CHEMICALLY BALANCED
With no offstage drama to account, Chemistry details the creative process of each Rush album
BY DOUG FRENCH
The odds of any rock 'n' roll band making original music and filling large concert venues for 30 years with the same lineup are extraordinarily long. In a business where egos, immaturity and lack of business acumen rule, most bands burn out or bust apart long before middle age. The Canadian power trio Rush is the exception. Still making music in their third decade the band fills arenas with mid-aged men who likely, as one local reviewer put it, have "office jobs to return to on Monday." Rush crowds will never be confused with Dead Heads.
Geddy Lee, Alex Lifeson and Neil Peart, known collectively as Rush, have always been known as the "thinking man's rock band" because their song lyrics speak of motivation and freedom, while celebrating individual achievement and denouncing conformity and collectivity.

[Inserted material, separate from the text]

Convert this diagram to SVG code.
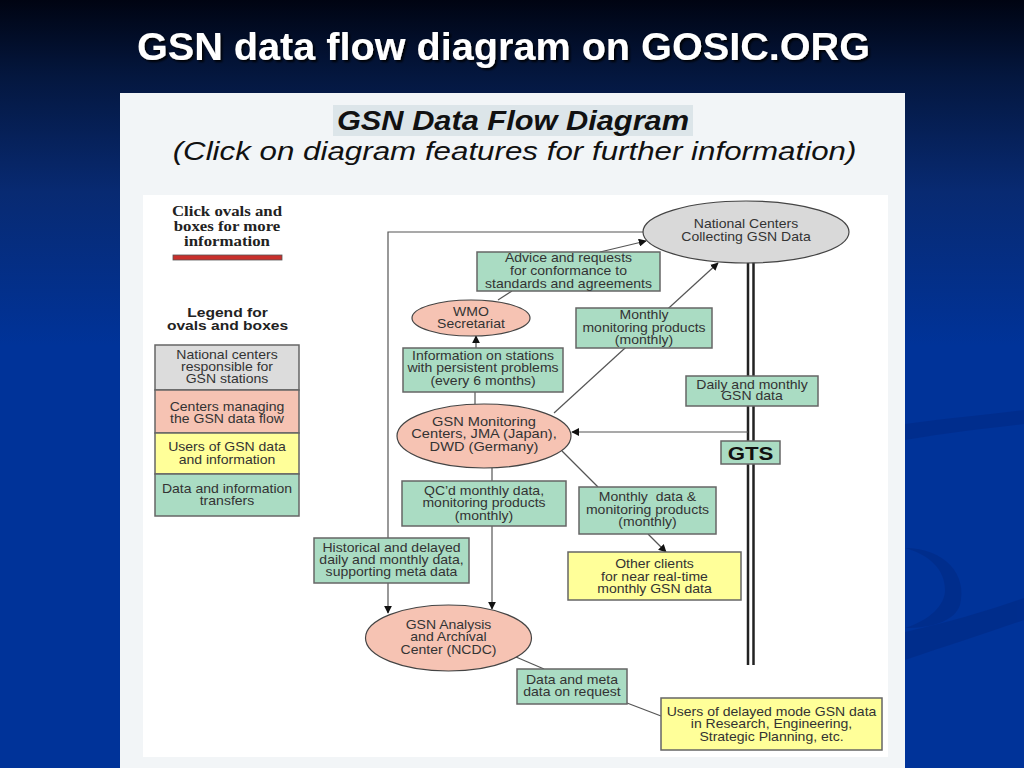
<svg xmlns="http://www.w3.org/2000/svg" width="1024" height="768" viewBox="0 0 1024 768">
<defs>
<linearGradient id="bg" x1="0" y1="0" x2="0" y2="1">
<stop offset="0" stop-color="#000412"/>
<stop offset="0.1" stop-color="#04173f"/>
<stop offset="0.25" stop-color="#082a72"/>
<stop offset="0.45" stop-color="#003399"/>
<stop offset="1" stop-color="#003399"/>
</linearGradient>
<marker id="ah" viewBox="0 0 10 10" refX="9" refY="5" markerWidth="8" markerHeight="8" markerUnits="userSpaceOnUse" orient="auto">
<path d="M0,0 L10,5 L0,10 z" fill="#111"/>
</marker>
<filter id="sh" x="-5%" y="-20%" width="110%" height="140%">
<feDropShadow dx="2" dy="2" stdDeviation="0.8" flood-color="#000" flood-opacity="0.9"/>
</filter>
</defs>
<style>
.t{font-family:"Liberation Sans",Arial,sans-serif;font-size:12px;fill:#333;text-anchor:middle}
.box{stroke:#666;stroke-width:1.5}
.g{fill:#aadcc3}
.y{fill:#ffff99}
.s{fill:#f6c3b3}
.gr{fill:#dcdcdc}
.ov{stroke:#444;stroke-width:1.2}
.ln{stroke:#555;stroke-width:1.2;fill:none}
.ar{stroke:#555;stroke-width:1.2;fill:none;marker-end:url(#ah)}
</style>
<rect width="1024" height="768" fill="url(#bg)"/>
<g fill="#002a85" opacity="0.6">
<path d="M905,424 C950,418 990,414 1024,410 L1024,424 C990,428 950,432 905,440 z"/>
<path d="M905,548 C945,548 968,575 960,605 C955,620 935,628 905,628 C930,620 945,605 945,590 C945,570 930,555 905,548 z"/>
<path d="M905,632 C950,622 990,610 1024,598 L1024,620 C990,632 950,645 905,660 z"/>
</g>
<text x="503.5" y="60" textLength="733" lengthAdjust="spacingAndGlyphs" filter="url(#sh)" style="font-family:'Liberation Sans',Arial,sans-serif;font-size:39px;font-weight:bold;fill:#fff;text-anchor:middle">GSN data flow diagram on GOSIC.ORG</text>
<rect x="120" y="93" width="785" height="675" fill="#f2f5f7"/>
<rect x="143" y="195" width="745" height="562" fill="#ffffff"/>
<rect x="333" y="105" width="360" height="31" fill="#dce5e9"/>
<text transform="translate(513,130) scale(1.14,1)" style="font-family:'Liberation Sans',Arial,sans-serif;font-size:27px;font-weight:bold;font-style:italic;fill:#111;text-anchor:middle">GSN Data Flow Diagram</text>
<text transform="translate(514.5,160) scale(1.205,1)" style="font-family:'Liberation Sans',Arial,sans-serif;font-size:26px;font-style:italic;fill:#111;text-anchor:middle">(Click on diagram features for further information)</text>

<g id="legend">
<text transform="translate(227,216) scale(1.2,1)" style="font-family:'Liberation Serif','Times New Roman',serif;font-size:14px;font-weight:bold;fill:#222;text-anchor:middle"><tspan x="0">Click ovals and</tspan><tspan x="0" dy="14.8">boxes for more</tspan><tspan x="0" dy="14.8">information</tspan></text>
<rect x="173" y="255" width="109" height="5" fill="#c8302c" stroke="#555" stroke-width="0.8"/>
<text transform="translate(227.5,316.5) scale(1.2,1)" style="font-family:'Liberation Sans',Arial,sans-serif;font-size:13px;font-weight:bold;fill:#222;text-anchor:middle"><tspan x="0">Legend for</tspan><tspan x="0" dy="13.5">ovals and boxes</tspan></text>
<rect class="box gr" x="155" y="345" width="144" height="45"/>
<rect class="box s" x="155" y="390" width="144" height="43"/>
<rect class="box y" x="155" y="433" width="144" height="41"/>
<rect class="box g" x="155" y="474" width="144" height="42"/>
<text class="t" transform="translate(227,358.5) scale(1.17,1)"><tspan x="0">National centers</tspan><tspan x="0" dy="12.5">responsible for</tspan><tspan x="0" dy="12.5">GSN stations</tspan></text>
<text class="t" transform="translate(227,411) scale(1.17,1)"><tspan x="0">Centers managing</tspan><tspan x="0" dy="12.5">the GSN data flow</tspan></text>
<text class="t" transform="translate(227,451) scale(1.17,1)"><tspan x="0">Users of GSN data</tspan><tspan x="0" dy="13">and information</tspan></text>
<text class="t" transform="translate(227,492.5) scale(1.17,1)"><tspan x="0">Data and information</tspan><tspan x="0" dy="12.5">transfers</tspan></text>
</g>

<g id="connectors">
<line x1="748" y1="262" x2="748" y2="665" stroke="#222" stroke-width="2.5"/>
<line x1="753.5" y1="262" x2="753.5" y2="665" stroke="#222" stroke-width="2.5"/>
<polyline class="ar" points="645,232 388,232 388,613"/>
<line class="ar" x1="600" y1="252" x2="646" y2="241"/>
<line class="ln" x1="498" y1="300" x2="512" y2="291"/>
<line class="ar" x1="476" y1="348" x2="476" y2="336"/>
<line class="ln" x1="475" y1="392" x2="475" y2="404"/>
<line class="ar" x1="554" y1="413" x2="718" y2="263"/>
<line class="ar" x1="748" y1="432" x2="572" y2="432"/>
<line class="ln" x1="492" y1="468" x2="492" y2="481"/>
<line class="ar" x1="492" y1="526" x2="492" y2="609"/>
<line class="ln" x1="562" y1="451" x2="598" y2="487"/>
<line class="ar" x1="648" y1="534" x2="666" y2="552"/>
<line class="ln" x1="516" y1="657" x2="544" y2="669"/>
<line class="ln" x1="627" y1="703" x2="661" y2="716"/>
</g>

<g id="national-centers">
<ellipse class="ov" cx="746" cy="232" rx="103" ry="31" fill="#d9d9d9"/>
<text class="t" transform="translate(746,228) scale(1.17,1)"><tspan x="0">National Centers</tspan><tspan x="0" dy="13.5">Collecting GSN Data</tspan></text>
</g>
<g id="advice">
<rect class="box g" x="477" y="252" width="183" height="39"/>
<text class="t" transform="translate(568.5,262) scale(1.17,1)"><tspan x="0">Advice and requests</tspan><tspan x="0" dy="13">for conformance to</tspan><tspan x="0" dy="13">standards and agreements</tspan></text>
</g>
<g id="wmo">
<ellipse class="ov" cx="471" cy="318" rx="59" ry="18" fill="#f6c3b3"/>
<text class="t" transform="translate(471,315.5) scale(1.17,1)"><tspan x="0">WMO</tspan><tspan x="0" dy="12.5">Secretariat</tspan></text>
</g>
<g id="info-stations">
<rect class="box g" x="403" y="348" width="160" height="44"/>
<text class="t" transform="translate(483,359.5) scale(1.17,1)"><tspan x="0">Information on stations</tspan><tspan x="0" dy="13">with persistent problems</tspan><tspan x="0" dy="12.5">(every 6 months)</tspan></text>
</g>
<g id="monthly-monitoring">
<rect class="box g" x="576" y="308" width="136" height="40"/>
<text class="t" transform="translate(644,319) scale(1.17,1)"><tspan x="0">Monthly</tspan><tspan x="0" dy="13">monitoring products</tspan><tspan x="0" dy="12.5">(monthly)</tspan></text>
</g>
<g id="daily-monthly">
<rect class="box g" x="686" y="376" width="132" height="30"/>
<text class="t" transform="translate(752,388.5) scale(1.17,1)"><tspan x="0">Daily and monthly</tspan><tspan x="0" dy="12">GSN data</tspan></text>
</g>
<g id="monitoring-centers">
<ellipse class="ov" cx="484" cy="436" rx="87" ry="32" fill="#f6c3b3"/>
<text class="t" transform="translate(484,425.5) scale(1.17,1)" style="font-size:12.5px"><tspan x="0">GSN Monitoring</tspan><tspan x="0" dy="13">Centers, JMA (Japan),</tspan><tspan x="0" dy="13">DWD (Germany)</tspan></text>
</g>
<g id="gts">
<rect class="box g" x="721" y="441" width="59" height="23"/>
<text transform="translate(750.5,459.5) scale(1.17,1)" style="font-family:'Liberation Sans',Arial,sans-serif;font-size:19px;font-weight:bold;fill:#111;text-anchor:middle">GTS</text>
</g>
<g id="qc-monthly">
<rect class="box g" x="402" y="481" width="164" height="45"/>
<text class="t" transform="translate(484,494.5) scale(1.17,1)"><tspan x="0">QC’d monthly data,</tspan><tspan x="0" dy="13">monitoring products</tspan><tspan x="0" dy="12.5">(monthly)</tspan></text>
</g>
<g id="monthly-data">
<rect class="box g" x="579" y="487" width="137" height="47"/>
<text class="t" transform="translate(647.5,501) scale(1.17,1)" style="white-space:pre"><tspan x="0">Monthly  data &amp;</tspan><tspan x="0" dy="13">monitoring products</tspan><tspan x="0" dy="12.5">(monthly)</tspan></text>
</g>
<g id="other-clients">
<rect class="box y" x="568" y="552" width="173" height="48"/>
<text class="t" transform="translate(654.5,568) scale(1.17,1)"><tspan x="0">Other clients</tspan><tspan x="0" dy="13">for near real-time</tspan><tspan x="0" dy="12.5">monthly GSN data</tspan></text>
</g>
<g id="historical">
<rect class="box g" x="314" y="538" width="155" height="45"/>
<text class="t" transform="translate(391.5,551.5) scale(1.17,1)"><tspan x="0">Historical and delayed</tspan><tspan x="0" dy="12.5">daily and monthly data,</tspan><tspan x="0" dy="12.5">supporting meta data</tspan></text>
</g>
<g id="analysis-center">
<ellipse class="ov" cx="448.5" cy="638" rx="83" ry="33" fill="#f6c3b3"/>
<text class="t" transform="translate(448.5,628.5) scale(1.17,1)"><tspan x="0">GSN Analysis</tspan><tspan x="0" dy="13">and Archival</tspan><tspan x="0" dy="13">Center (NCDC)</tspan></text>
</g>
<g id="data-meta">
<rect class="box g" x="517" y="669" width="110" height="35"/>
<text class="t" transform="translate(572,683.5) scale(1.17,1)"><tspan x="0">Data and meta</tspan><tspan x="0" dy="12.5">data on request</tspan></text>
</g>
<g id="users-delayed">
<rect class="box y" x="661" y="698" width="221" height="52"/>
<text class="t" transform="translate(771.5,716) scale(1.17,1)"><tspan x="0">Users of delayed mode GSN data</tspan><tspan x="0" dy="12.5">in Research, Engineering,</tspan><tspan x="0" dy="12.5">Strategic Planning, etc.</tspan></text>
</g>
</svg>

The appropriately titled Chemistry chronicles the life of the band and its three members through the end of the band's R30 tour of 2004. The author Jon Collins looks to be a Rush fan taken from central casting, pictured on the book jacket in a white lab coat sporting a bow tie. Collins knows his audience as the book is extensively footnoted, and has appendixes featuring Personology, Discography and numerous references. However, I must confess that an index would have been nice as well as pictures of Rush album covers, given the author spends much time on how the cover images were created. But the book is much different than typical rock band books, which are long on pictures and short on substance, with most stories revolving around, not the music but the off-stage antics.
The subjects of Collins' book, however, don't fit the rock image. "I can unequivocally state that they are the most boring band on the road," Rush photographer Andrew MacNaughtan told Collins. "We would leave the concert, get on the bus, eat hot dogs, watch a movie and go to bed. They're three boring guys. There aren't chicks; there aren't parties; it's not them!"
With no offstage drama to account, Chemistry details the creative process of each album. While Geddy and Alex concentrated on writing music, drummer Neil Peart, nicknamed "the professor," handled the majority of the lyrical work for the band. The voracious reader, Peart, joined the band in 1974 after the band's first drummer, John Rutsey, decided a rock 'n' roll career was not for him.
Peart had picked up a copy of Ayn Rand's The Fountainhead a couple of years prior to joining Rush. "For me, it was a confirmation of all the things I'd felt as a teenager," Peart said. "It is simply impossible to say all men are brothers or that all men are created equal - they are not. Your basic responsibility is to yourself." The Fountainhead's hero, architect Howard Roark, became Peart's inspiration, "the ambitious individual who had no concept of compromise," explains Collins.
Rand inspired a number of the band's songs and "2112 Overture" contains an "acknowledgement to the genius of Ayn Rand." Working with Peart's lyrical ideas, Rand became the band's artistic figurehead.
But the rock 'n' roll press, especially in 1970s socialist Britain, did not take kindly to Rush's individualist, pro-capitalist message. Journalist Barry Miles was shocked by the band's view. "They really did think that market forces would provide everything and I do remember that they had no idea about the conditions of the poor in Britain in Victorian times, or in Ireland in the 19th century when there was no state intervention -something they were advocating."
But the band didn't back down, releasing a statement: "For us, capitalism is a way of life, it's an economic system built on those who can do, and succeed at it." Miles called the band 'junior fascists' and made references to Auschwitz, which particularly incensed Geddy, whose parents had survived the death camp.
Rush's songs exalt the talents and greatness of the individual versus big government's attempts to subdue and homogenize people. As Carol Selby Price wrote in her book Mystic Rhythms: The Philosophical Vision of Rush: "In songs such as 'Red Alert,' 'Big Money,' and ''The Weapon,' [Rush drummer Neil] Peart argues that the gifted individuals (with whom Rush fans surely identify themselves) must strive to advance and find fulfillment against the gravity, against the current, of society."
Chemistry provides a glimpse into how three musicians conquered the rock world without compromising, by building their music on a firm philosophical foundation, perfecting their respective musical crafts and maintaining a strong work ethic and discipline. LW
Doug French, associate editor of Liberty Watch: The Magazine, is an executive vice president of a Nevada bank. He is the 2005 recipient of the Murray N. Rothbard Award from the Center for Libertarian Studies.